Nintendo’s mobile future is about to begin.

The Japanese publisher and developer revealed today that preregistration is open for Miitomo, its first mobile game made in partnership with DeNA. It comes out next month. You can register here by signing up for a Nintendo Account, a new service from the company that will link its multiple platforms. Doing so will alert you when the game becomes available. Miitomo is a big deal for Nintendo. While the company’s Wii U console flounders in the market, this new push to mobile could help Nintendo make money off of a growing industry worth $34.8 billion in 2015, according to Newzoo. If Miitomo is a hit, the free-to-play app could help Nintendo get off to a strong start in mobile. Also, those who register for the game enter Nintendo’s new account system, which makes them potential buyers for future products (including its next system, the mysterious NX).

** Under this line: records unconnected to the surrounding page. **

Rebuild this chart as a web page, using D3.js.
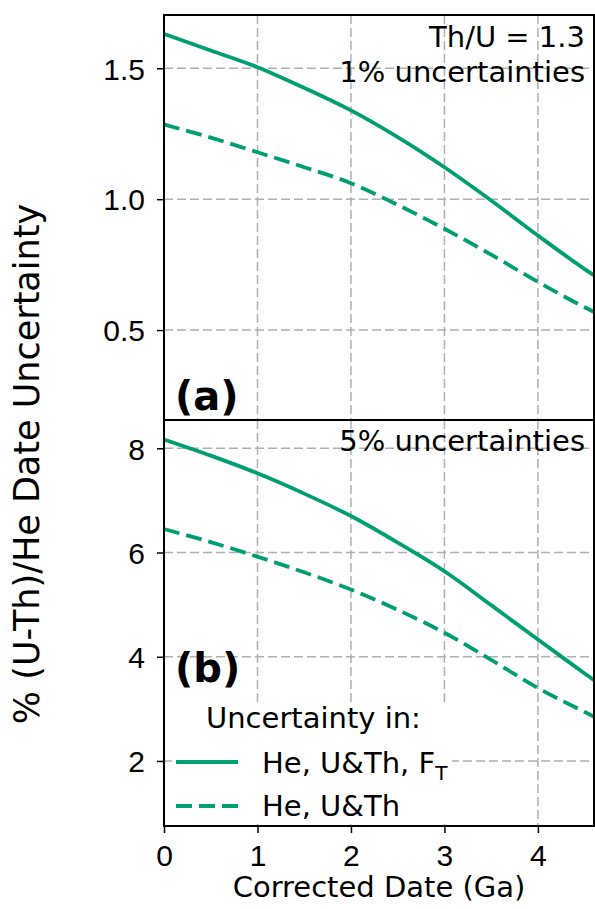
<!DOCTYPE html>
<html>
<head>
<meta charset="utf-8">
<script src="https://cdn.jsdelivr.net/npm/d3@7"></script>
<style>
    body { margin: 0; background: #fff; }
    svg { display: block; font-family: "DejaVu Sans", sans-serif; }
    .grid line { stroke: #b0b0b0; stroke-width: 1.5; stroke-dasharray: 9 4; }
    .tick text { font-size: 30px; fill: #000; }
    .tick line { stroke: #000; stroke-width: 1.5; }
</style>
</head>
<body>
<div id="chart"></div>
<script>
"use strict";

// corrected date (Ga)
const dates = [0, 0.5, 1, 1.5, 2, 2.5, 3, 3.5, 4, 4.5, 4.6];
// (a) 1% uncertainties, Th/U = 1.3
const onePctHeUThFt = [1.631, 1.568, 1.504, 1.425, 1.339, 1.237, 1.122, 0.995, 0.861, 0.733, 0.709];
const onePctHeUTh = [1.285, 1.235, 1.179, 1.122, 1.061, 0.978, 0.887, 0.788, 0.684, 0.587, 0.569];
// (b) 5% uncertainties
const fivePctHeUThFt = [8.17, 7.86, 7.52, 7.13, 6.70, 6.19, 5.64, 4.99, 4.33, 3.68, 3.55];
const fivePctHeUTh = [6.45, 6.20, 5.92, 5.62, 5.29, 4.90, 4.46, 3.94, 3.40, 2.94, 2.85];

const xTicks = [0, 1, 2, 3, 4];
const yTicksA = [0.5, 1.0, 1.5];
const yTicksB = [2, 4, 6, 8];

const green = "#009e73";

function main() {
    var svg = d3.select("#chart").append("svg")
        .attr("width", 595).attr("height", 909);

    var left = 164, right = 594;
    var xScale = d3.scaleLinear().domain([0, 4.6]).range([left, right]);

    var panelA = {
        top: 15, bottom: 420,
        domain: [0.1565, 1.7034],
        ticks: yTicksA, fmt: d3.format(".1f"),
        solid: onePctHeUThFt, dashed: onePctHeUTh
    };
    var panelB = {
        top: 420, bottom: 826,
        domain: [0.752, 8.543],
        ticks: yTicksB, fmt: d3.format("d"),
        solid: fivePctHeUThFt, dashed: fivePctHeUTh
    };

    drawPanel(svg, panelA, xScale, false);
    drawPanel(svg, panelB, xScale, true);

    // annotations
    svg.append("text").attr("x", 585).attr("y", 47)
        .attr("text-anchor", "end").style("font-size", "29px").text("Th/U = 1.3");
    svg.append("text").attr("x", 585).attr("y", 82)
        .attr("text-anchor", "end").style("font-size", "29px").text("1% uncertainties");
    svg.append("text").attr("x", 585).attr("y", 451)
        .attr("text-anchor", "end").style("font-size", "29px").text("5% uncertainties");
    svg.append("text").attr("x", 175).attr("y", 410)
        .style("font-size", "40px").style("font-weight", "bold").text("(a)");
    svg.append("text").attr("x", 175).attr("y", 682)
        .style("font-size", "40px").style("font-weight", "bold").text("(b)");

    // legend
    var lg = svg.append("g");
    lg.append("rect").attr("x", 172).attr("y", 705).attr("width", 280).attr("height", 119)
        .attr("fill", "#fff");
    lg.append("text").attr("x", 206).attr("y", 728)
        .style("font-size", "29px").text("Uncertainty in:");
    lg.append("line").attr("x1", 176).attr("x2", 238).attr("y1", 762).attr("y2", 762)
        .attr("stroke", green).attr("stroke-width", 3.8);
    lg.append("line").attr("x1", 176).attr("x2", 238).attr("y1", 806).attr("y2", 806)
        .attr("stroke", green).attr("stroke-width", 3.8).attr("stroke-dasharray", "16 7");
    var t1 = lg.append("text").attr("x", 262).attr("y", 773).style("font-size", "29px");
    t1.append("tspan").text("He, U&Th, F");
    t1.append("tspan").attr("dy", 7).style("font-size", "20px").text("T");
    lg.append("text").attr("x", 262).attr("y", 816)
        .style("font-size", "29px").text("He, U&Th");

    // x axis (bottom panel only)
    var xAxis = d3.axisBottom(xScale).tickValues(xTicks).tickSize(7).tickPadding(12)
        .tickFormat(d3.format("d"));
    var gx = svg.append("g").attr("transform", "translate(0," + panelB.bottom + ")").call(xAxis);
    gx.select(".domain").remove();

    svg.append("text").attr("x", (left + right) / 2).attr("y", 897)
        .attr("text-anchor", "middle").style("font-size", "29px").text("Corrected Date (Ga)");
    svg.append("text").attr("transform", "translate(39,464) rotate(-90)")
        .attr("text-anchor", "middle").style("font-size", "35px").text("% (U-Th)/He Date Uncertainty");
}

function drawPanel(svg, panel, xScale, isBottom) {
    var yScale = d3.scaleLinear().domain(panel.domain).range([panel.bottom, panel.top]);
    var x0 = xScale.range()[0], x1 = xScale.range()[1];

    var grid = svg.append("g").attr("class", "grid");
    grid.selectAll("line.gx").data(xTicks.filter(function (d) { return d > 0; }))
        .enter().append("line")
        .attr("x1", function (d) { return xScale(d); })
        .attr("x2", function (d) { return xScale(d); })
        .attr("y1", panel.top).attr("y2", panel.bottom);
    grid.selectAll("line.gy").data(panel.ticks)
        .enter().append("line")
        .attr("x1", x0).attr("x2", x1)
        .attr("y1", function (d) { return yScale(d); })
        .attr("y2", function (d) { return yScale(d); });

    var clipId = "clip" + (isBottom ? "b" : "a");
    svg.append("clipPath").attr("id", clipId).append("rect")
        .attr("x", x0).attr("y", panel.top).attr("width", x1 - x0).attr("height", panel.bottom - panel.top);

    var line = d3.line()
        .x(function (d, i) { return xScale(dates[i]); })
        .y(function (d) { return yScale(d); })
        .curve(d3.curveMonotoneX);

    var g = svg.append("g").attr("clip-path", "url(#" + clipId + ")");
    g.append("path").datum(panel.solid)
        .attr("d", line).attr("fill", "none")
        .attr("stroke", green).attr("stroke-width", 3.8);
    g.append("path").datum(panel.dashed)
        .attr("d", line).attr("fill", "none")
        .attr("stroke", green).attr("stroke-width", 3.8).attr("stroke-dasharray", "16 7");

    var yAxis = d3.axisLeft(yScale).tickValues(panel.ticks).tickSize(7).tickPadding(12)
        .tickFormat(panel.fmt);
    var gy = svg.append("g").attr("transform", "translate(" + x0 + ",0)").call(yAxis);
    gy.select(".domain").remove();
    gy.selectAll(".tick text").attr("dy", "0.36em");

    svg.append("rect").attr("x", x0).attr("y", panel.top)
        .attr("width", x1 - x0).attr("height", panel.bottom - panel.top)
        .attr("fill", "none").attr("stroke", "#000").attr("stroke-width", 2);
    return yScale;
}

main();
</script>
</body>
</html>
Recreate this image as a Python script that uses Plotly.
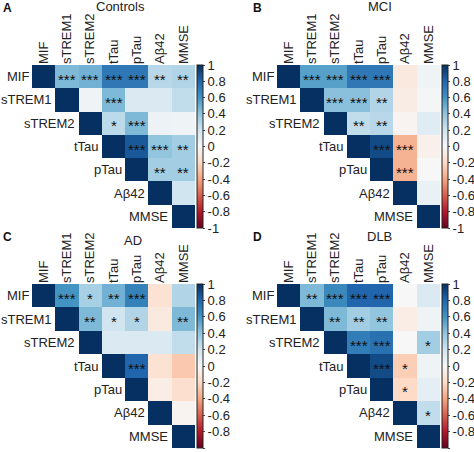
import plotly.graph_objects as go

labels = ["MIF", "sTREM1", "sTREM2", "tTau", "pTau", "Aβ42", "MMSE"]
cb_vals = [1, 0.8, 0.6, 0.4, 0.2, 0, -0.2, -0.4, -0.6, -0.8, -1]
cb_text = ["1", "0.8", "0.6", "0.4", "0.2", "0", "-0.2", "-0.4", "-0.6", "-0.8", "-1"]

N = None
controls_r = [
    [1, 0.45, 0.48, 0.72, 0.72, 0.28, 0.3],
    [N, 1, 0.04, 0.45, 0.15, 0.15, 0.25],
    [N, N, 1, 0.27, 0.45, 0.06, 0.05],
    [N, N, N, 1, 0.85, 0.4, 0.35],
    [N, N, N, N, 1, 0.35, 0.35],
    [N, N, N, N, N, 1, 0.2],
    [N, N, N, N, N, N, 1],
]
controls_p = [
    ["", "***", "***", "***", "***", "**", "**"],
    ["", "", "", "***", "", "", ""],
    ["", "", "", "*", "***", "", ""],
    ["", "", "", "", "***", "***", "**"],
    ["", "", "", "", "", "**", "**"],
    ["", "", "", "", "", "", ""],
    ["", "", "", "", "", "", ""],
]
mci_r = [
    [1, 0.55, 0.55, 0.72, 0.72, -0.1, 0.05],
    [N, 1, 0.42, 0.42, 0.3, -0.08, 0.02],
    [N, N, 1, 0.25, 0.28, -0.03, 0.12],
    [N, N, N, 1, 0.9, -0.35, -0.05],
    [N, N, N, N, 1, -0.35, 0.0],
    [N, N, N, N, N, 1, 0.07],
    [N, N, N, N, N, N, 1],
]
mci_p = [
    ["", "***", "***", "***", "***", "", ""],
    ["", "", "***", "***", "**", "", ""],
    ["", "", "", "**", "**", "", ""],
    ["", "", "", "", "***", "***", ""],
    ["", "", "", "", "", "***", ""],
    ["", "", "", "", "", "", ""],
    ["", "", "", "", "", "", ""],
]
ad_r = [
    [1, 0.6, 0.33, 0.48, 0.68, -0.15, 0.3],
    [N, 1, 0.45, 0.2, 0.3, -0.1, 0.45],
    [N, N, 1, 0.15, 0.15, 0.15, 0.25],
    [N, N, N, 1, 0.8, -0.15, -0.27],
    [N, N, N, N, 1, -0.07, -0.17],
    [N, N, N, N, N, 1, -0.03],
    [N, N, N, N, N, N, 1],
]
ad_p = [
    ["", "***", "*", "**", "***", "", ""],
    ["", "", "**", "*", "*", "", "**"],
    ["", "", "", "", "", "", ""],
    ["", "", "", "", "***", "", ""],
    ["", "", "", "", "", "", ""],
    ["", "", "", "", "", "", ""],
    ["", "", "", "", "", "", ""],
]
dlb_r = [
    [1, 0.45, 0.65, 0.8, 0.8, 0.0, 0.15],
    [N, 1, 0.45, 0.35, 0.4, -0.07, 0.05],
    [N, N, 1, 0.7, 0.75, 0.0, 0.35],
    [N, N, N, 1, 0.9, -0.25, 0.05],
    [N, N, N, N, 1, -0.2, 0.1],
    [N, N, N, N, N, 1, 0.25],
    [N, N, N, N, N, N, 1],
]
dlb_p = [
    ["", "**", "***", "***", "***", "", ""],
    ["", "", "**", "**", "**", "", ""],
    ["", "", "", "***", "***", "", "*"],
    ["", "", "", "", "***", "*", ""],
    ["", "", "", "", "", "*", ""],
    ["", "", "", "", "", "", "*"],
    ["", "", "", "", "", "", ""],
]

panels = [
    ("A", "Controls", controls_r, controls_p),
    ("B", "MCI", mci_r, mci_p),
    ("C", "AD", ad_r, ad_p),
    ("D", "DLB", dlb_r, dlb_p),
]

rdbu = ['rgb(103,0,31)', 'rgb(178,24,43)', 'rgb(214,96,77)', 'rgb(244,165,130)',
        'rgb(253,219,199)', 'rgb(247,247,247)', 'rgb(209,229,240)', 'rgb(146,197,222)',
        'rgb(67,147,195)', 'rgb(33,102,172)', 'rgb(5,48,97)']
cscale = [[i / 10, c] for i, c in enumerate(rdbu)]

W, H = 474, 452
# pixel boxes of heatmaps: (x0, x1, ytop, ybottom)
boxes = [(32, 195, 65, 228), (277, 440, 65, 228), (32, 195, 284, 448), (277, 440, 284, 448)]
letter_pos = [(1, 8), (251, 8), (1, 237), (251, 237)]
title_pos = [(120, 7), (380, 7), (133, 240), (379, 236)]

FONT = "Liberation Sans, Arial, sans-serif"
n = len(labels)
fig = go.Figure()
annotations = []
for k, ((letter, title, r, p), (x0, x1, yt, yb)) in enumerate(zip(panels, boxes)):
    ax = "" if k == 0 else str(k + 1)
    fig.add_trace(go.Heatmap(
        z=r, x=labels, y=labels, zmin=-1, zmax=1, colorscale=cscale,
        xaxis="x" + ax, yaxis="y" + ax, hoverongaps=False,
        colorbar=dict(
            x=(x1 + 2) / W, xanchor="left", y=1 - (yt + yb) / 2 / H, yanchor="middle",
            len=(yb - yt) / H, lenmode="fraction", thickness=6, thicknessmode="pixels",
            xpad=0, ypad=0, outlinewidth=1, outlinecolor="#222",
            tickvals=cb_vals, ticktext=cb_text, ticks="outside", ticklen=2,
            tickfont=dict(family=FONT, size=13, color="#222"),
        ),
    ))
    fig.update_layout(**{
        "xaxis" + ax: dict(domain=[x0 / W, x1 / W], side="top", tickangle=-90,
                          range=[-0.5, n - 0.5], autorange=False,
                          anchor="y" + ax, showgrid=False, zeroline=False, ticks="",
                          automargin=False,
                          tickfont=dict(family=FONT, size=13, color="#222")),
        "yaxis" + ax: dict(domain=[1 - yb / H, 1 - yt / H], range=[n - 0.5, -0.5],
                          autorange=False,
                          anchor="x" + ax, showticklabels=False, showgrid=False,
                          automargin=False, zeroline=False, ticks=""),
    })
    xr = "x" + ax
    yr = "y" + ax
    for i, lab in enumerate(labels):
        annotations.append(dict(text=lab, x=i / n - 0.008, y=1 - (i + 0.5) / n,
                                xref=xr + " domain", yref=yr + " domain",
                                xanchor="right", yanchor="middle", showarrow=False,
                                font=dict(family=FONT, size=13, color="#222")))
        for j in range(n):
            if p[i][j]:
                annotations.append(dict(text=p[i][j], x=j, y=i, xref=xr, yref=yr,
                                        xanchor="center", yanchor="middle", showarrow=False,
                                        yshift=-2.5,
                                        font=dict(family=FONT, size=15, color="#111")))
    lx, ly = letter_pos[k]
    annotations.append(dict(text="<b>" + letter + "</b>", x=lx / W, y=1 - ly / H,
                            xref="paper", yref="paper", xanchor="left", yanchor="middle",
                            showarrow=False, font=dict(family=FONT, size=12, color="#111")))
    tx, ty = title_pos[k]
    annotations.append(dict(text=title, x=tx / W, y=1 - ty / H,
                            xref="paper", yref="paper", xanchor="center", yanchor="middle",
                            showarrow=False, font=dict(family=FONT, size=13, color="#222")))

fig.update_layout(width=W, height=H, margin=dict(l=0, r=0, t=0, b=0, autoexpand=False),
                  paper_bgcolor="white", plot_bgcolor="white",
                  annotations=annotations, showlegend=False)
fig.write_html("out.html", config={"displayModeBar": False},
               post_script="document.body.style.margin='0';")
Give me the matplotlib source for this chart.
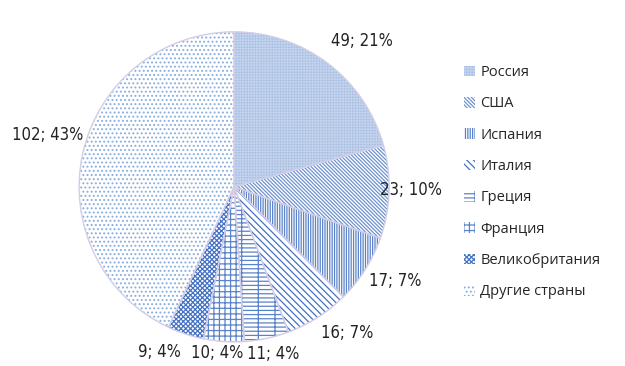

Nintendo will lure fans into registering for Miitomo by offering Platinum Points for My Nintendo, the company’s new rewards program that will launch with the game.

“Miitomo is a free-to-start social experience that lets you spark conversations with your friends in a whole new way and uses Nintendo’s Mii characters, which first debuted with the launch of Wii Sports in 2006,” Nintendo explained in a press release sent to GamesBeat. “Miitomo creates conversations and turns discussions into a form of play by prompting users to answer all kinds of questions. Did you know that your best friend’s favorite food is pizza? Maybe, but did you know her favorite music genre is secretly polka? And that she believes in aliens? The answers get shared among friends, sparking interesting conversations – part of the fun is discovering surprise facts about your friends that you never knew before. When users hear how their friends responded to questions, they can give it a ‘heart’ or comment through text or with a picture.”

Miitomo’s isn’t a traditional game, instead focusing on social elements. While it probably would have been safer for Nintendo to use a recognizable brand like Mario or Zelda for its first mobile release, the company seems intent on taking a risk, as its often done in the past. Sometimes, those risks pay off, as it did for the Wii, a motion controller-based console that sold over 100 million systems. But the Wii U, another risky console that focuses on a tablet-based controller, has struggled to find an audience, and Nintendo has sold just 12.6 million of these systems since its 2012 launch.